Among many candidates, the one finally selected was the MagnaTagATune dataset which can be found here. The dataset consists of almost 26000 audio tracks of 29 seconds in mp3 format with 32 mbps, where the 188 available binary tags are not mutually exclusive (i.e. a file can be labeled with more than one tag). The dataset was preferred among all others, since:
- All clips have exactly the same duration
- All tags are organized in a matrix format with reference to each clip via a unique clip id
- This dataset has already been used successfully in many academic publications
- The dataset is free of copyright protection (DRM licensing) as part of the magnatune music collection
The available tags include, among others music genres (e.g. "pop", "alternative", "indie"), instruments (e.g. "guitar", "violin", "piano"), emotions (e.g. "mellow", "chill") and origins (e.g. "middle eastern", "India"). There are also some tags representing the absence of a characteristic (e.g. "no beat", "no drums")
The tags of the original dataset displayed two main dysfunctionalities: synonym tags and extremely skewed tag distributions, i.e. existence of tags with rare occurence. To solve the above issues, in 1_label_reduction_and_files_renaming.py and aux_label_distribution.py, synonym and similar tags were merged into a single tage and eventually the 50 most popular of the merged tags were kept.
For each audio file, the below process was applied:
- Selection of the desirable sampling rate. Uniform sample rates were used to allow easy batching of the data
- Selection of the desirable number and type of features (mel spectrogram, MFCCs) to be extracted per sampling window.
- Extraction of features from the .wav file, i.e. generation of a 2D array where the horizontal axis represents the sampling windows and the vertical axis represents the extracted features.
- Storage of the above information in numpy array format.
The result of the process is the transformation of the audio wave into a 2D matrix of features. This is displayed in the following figure for three tracks where the frequencies are shown increasing up the vertical axis, time is depicted on the horizontal axis and wave amplitude is represented as color intensity.
The general idea for the CNN construction was to use the generated 2D numpy arrays as input into a chain of two or three convolutional layers (with or without max pooling), followed by a fully connected layer prior to the class prediction output (multi-hot vectors of 50 positions, one for each tag).

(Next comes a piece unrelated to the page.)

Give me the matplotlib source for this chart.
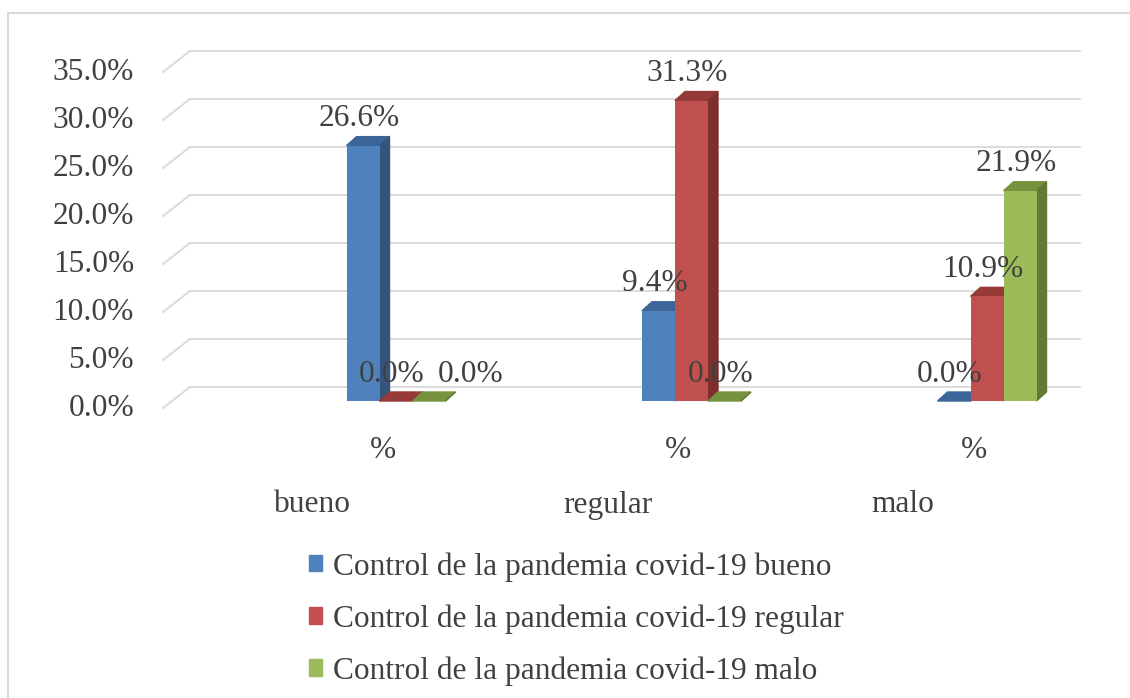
import matplotlib
matplotlib.use("Agg")
import matplotlib.pyplot as plt
from matplotlib.patches import Polygon, Patch
import numpy as np

# datos
categorias = ["bueno", "regular", "malo"]
sub_etiqueta = "%"
series = ["Control de la pandemia covid-19 bueno",
          "Control de la pandemia covid-19 regular",
          "Control de la pandemia covid-19 malo"]
val_bueno = [26.6, 9.4, 0.0]
val_regular = [0.0, 31.3, 10.9]
val_malo = [0.0, 0.0, 21.9]
y_ticks = [0, 5, 10, 15, 20, 25, 30, 35]

valores = [val_bueno, val_regular, val_malo]
frente = ["#4f81bd", "#c0504d", "#9bbb59"]
techo = ["#3c6699", "#963a38", "#76923c"]
lado = ["#34547c", "#7d2f2e", "#637a35"]
gris_texto = "#404040"
fuente = "Liberation Serif"
fs = 22.6

W, H = 1130, 698
fig = plt.figure(figsize=(W / 100, H / 100), dpi=100)

# ejes en el plano de las barras (pixeles medidos)
ax_l, ax_r, y0_px, ppy = 172, 1062, 401, 9.6
ax = fig.add_axes([ax_l / W, (H - y0_px) / H, (ax_r - ax_l) / W, 35 * ppy / H])
c0, paso = 396, 295.5
ax.set_xlim((ax_l - c0) / paso, (ax_r - c0) / paso)
ax.set_ylim(0, 35)
ax.axis("off")

ppx = paso  # pixeles por unidad x


def dx(p):
    return p / ppx


def dy(p):
    return p / ppy


# rejilla: pared del fondo + diagonal del piso
xl, xr = ax.get_xlim()
fondo = (dx(18), dy(14))
delante = (dx(-9), dy(-7))
for v in y_ticks:
    ax.plot([xl + fondo[0], xr + fondo[0]], [v + fondo[1]] * 2,
            color="#d9d9d9", lw=1.3, clip_on=False, zorder=1)
    ax.plot([xl + delante[0], xl + fondo[0]], [v + delante[1], v + fondo[1]],
            color="#d9d9d9", lw=1.3, clip_on=False, zorder=1)
    ax.text(xl + dx(134 - ax_l), v + delante[1], f"{v:.1f}%", ha="right",
            va="center", fontsize=fs, family=fuente, color=gris_texto)

# barras con efecto 3D
bw = 33 / ppx
prof = (dx(10), dy(9))
x = np.arange(len(categorias))
empuje = {(2, 0): 46}  # etiqueta desplazada en px (serie, categoria)
z = 2
for i, vals in enumerate(valores):
    xs = x + (i - 1) * bw
    ax.bar(xs, vals, width=bw, color=frente[i], zorder=z + 2 * i + 1,
           label=series[i])
    for j, (xc, v) in enumerate(zip(xs, vals)):
        x0, x1 = xc - bw / 2, xc + bw / 2
        ax.add_patch(Polygon([(x0, v), (x1, v), (x1 + prof[0], v + prof[1]),
                              (x0 + prof[0], v + prof[1])],
                             closed=True, color=techo[i], zorder=z + 2 * i,
                             clip_on=False))
        ax.add_patch(Polygon([(x1, 0), (x1, v), (x1 + prof[0], v + prof[1]),
                              (x1 + prof[0], prof[1])],
                             closed=True, color=lado[i], zorder=z + 2 * i,
                             clip_on=False))
        ax.text(xc + dx(-4 + empuje.get((i, j), 0)), v + dy(27), f"{v:.1f}%",
                ha="center", va="center", fontsize=fs, family=fuente,
                color=gris_texto, zorder=20, clip_on=False)

# etiquetas de categoria (dos niveles)
for j, cat in enumerate(categorias):
    ax.text(x[j] + dx(-13), dy(-49), sub_etiqueta, ha="center", va="center",
            fontsize=fs, family=fuente, color=gris_texto, clip_on=False)
    ax.text(x[j] + dx(-84), dy(-104), cat, ha="center", va="center",
            fontsize=fs, family=fuente, color=gris_texto, clip_on=False)

# leyenda
manejadores = [Patch(color=c) for c in frente]
fig.legend(manejadores, series, loc="upper left",
           bbox_to_anchor=(309 / W, 1 - 552 / H), frameon=False,
           prop={"family": fuente, "size": fs}, labelcolor=gris_texto,
           handlelength=0.42, handleheight=0.42, handletextpad=0.33,
           labelspacing=0.72, borderpad=0, borderaxespad=0)

# borde del grafico (recortado)
fig.add_artist(plt.Line2D([8 / W, 1], [1 - 12.5 / H] * 2, color="#d9d9d9", lw=1.5))
fig.add_artist(plt.Line2D([8 / W] * 2, [0, 1 - 12.5 / H], color="#d9d9d9", lw=1.5))

fig.savefig("out.png", dpi=100, facecolor="white")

- Activation Function: ReLu
- Loss Function: sigmoid cross entropy with logits
- Optimizer: Adaptive Moment Estimation, i.e. Adam
As mentioned previously, the auto tagging task is a multi label classification problem. Thus, th ground truth labels provided along with the MagnaTagATune data are encoded as a 50x1 binary vector (multihot vector) where each dimension corresponds to a specific tag. Accordingly, the predictions are also represented as a vector of the same size, but in this case the values are not binary anymore; instead, the represent the probability of that label being assigned to the corresponding audio clip. By setting a threshold at 0.5 the final set of labels was acquired.
To assess the network's performance the Receiver Operating Characteristic Curve (AUC) was used which represents the probability that a random classifier will rank a randomly chosen positive instance higher that a randomly chosen negative one. Regarding the Accuracy and True Positive Rate per tag, it was observed that classes with few occurrences display a higher accuracy percentage. This happens due to the high value of True Negatives. In contrast, classes with frequent appearance, such as "guitar", "techno" and "classical", may have a lower accuracy percentage but they are the ones that the network has learnt better, since they have the highest True Positive Rate (Recall).
As mentioned before, the initial tagging of the clips included in the MagnaTagATune dataset is done by humans. Consequently, in many cases not all appropriate tags were assigned to the corresponding songs. Therefore, for the easier evaluation of the appropriateness of the assigned tags to each audio clip, a visual representation of the tags was constructed.
Words were represented as vectors with the use of a word to vector model. The word embeddings model was generated with Google News word to vector pre-trained model, comprised of 300 dimensions. The Google News Model is a skip-gram model with negative sampling that is proven to capture a large number of precise syntactic and semantic word relationships. Visualization of music labels in a 2D image required the dimensionality reduction from 300 dimensions to 2. Instead of the Principal Component Analysis (PCA) method, the Distributed Stochastic Neighbor Embedding method (t-SNE) was used. The t-SNE achieves dimensionality reduction by preserving, as much as possible, the original semantic similarity of the tags.
It should be noted that the cost function used by the method is non-convex while the optimization algorithm is the gradient descent. Thus, different executions of the algorithm would lead to different results. To accomplish a more comprehensive and interactive visualization Tensorflow Projector was used. For this purpose, t-SNE algorithm was implemented twicel; once to reduce Google News model dimensions from 300 to 4 and a second time when Tensorflow Projector was used.
Studying the produced visualization, it becomes evident that the majority of the semantically close tags are clustered together. Some indicative examples of clusters include:
- Jazz, slow, soft, quiet, piano, string
- Drum, synth, dance, modern, electro,
- Orchestra, ambient, harpsichord, harp, violin, flute
It is identifies that the provided dataset annotations in specific tracks may be insufficient. For example, for clip id 15317 the annotation is "no piano" which provides no information regarding the song itself. This consequently makes training of the CNN more challenging.
Furthermore, it should be noted that the predicted labels in the majority of cases may be not be 100% accurate but are semantically close to the provided ones. For example, it is evident that in clip id 35334 the annotation "guitar" has been translated to "bass" and "violin" which are all stringed instruments.
In addition, it is observed that the model predicts suitable tags even in cases where they are not part of the initial annotations, as happens with clip id 24335.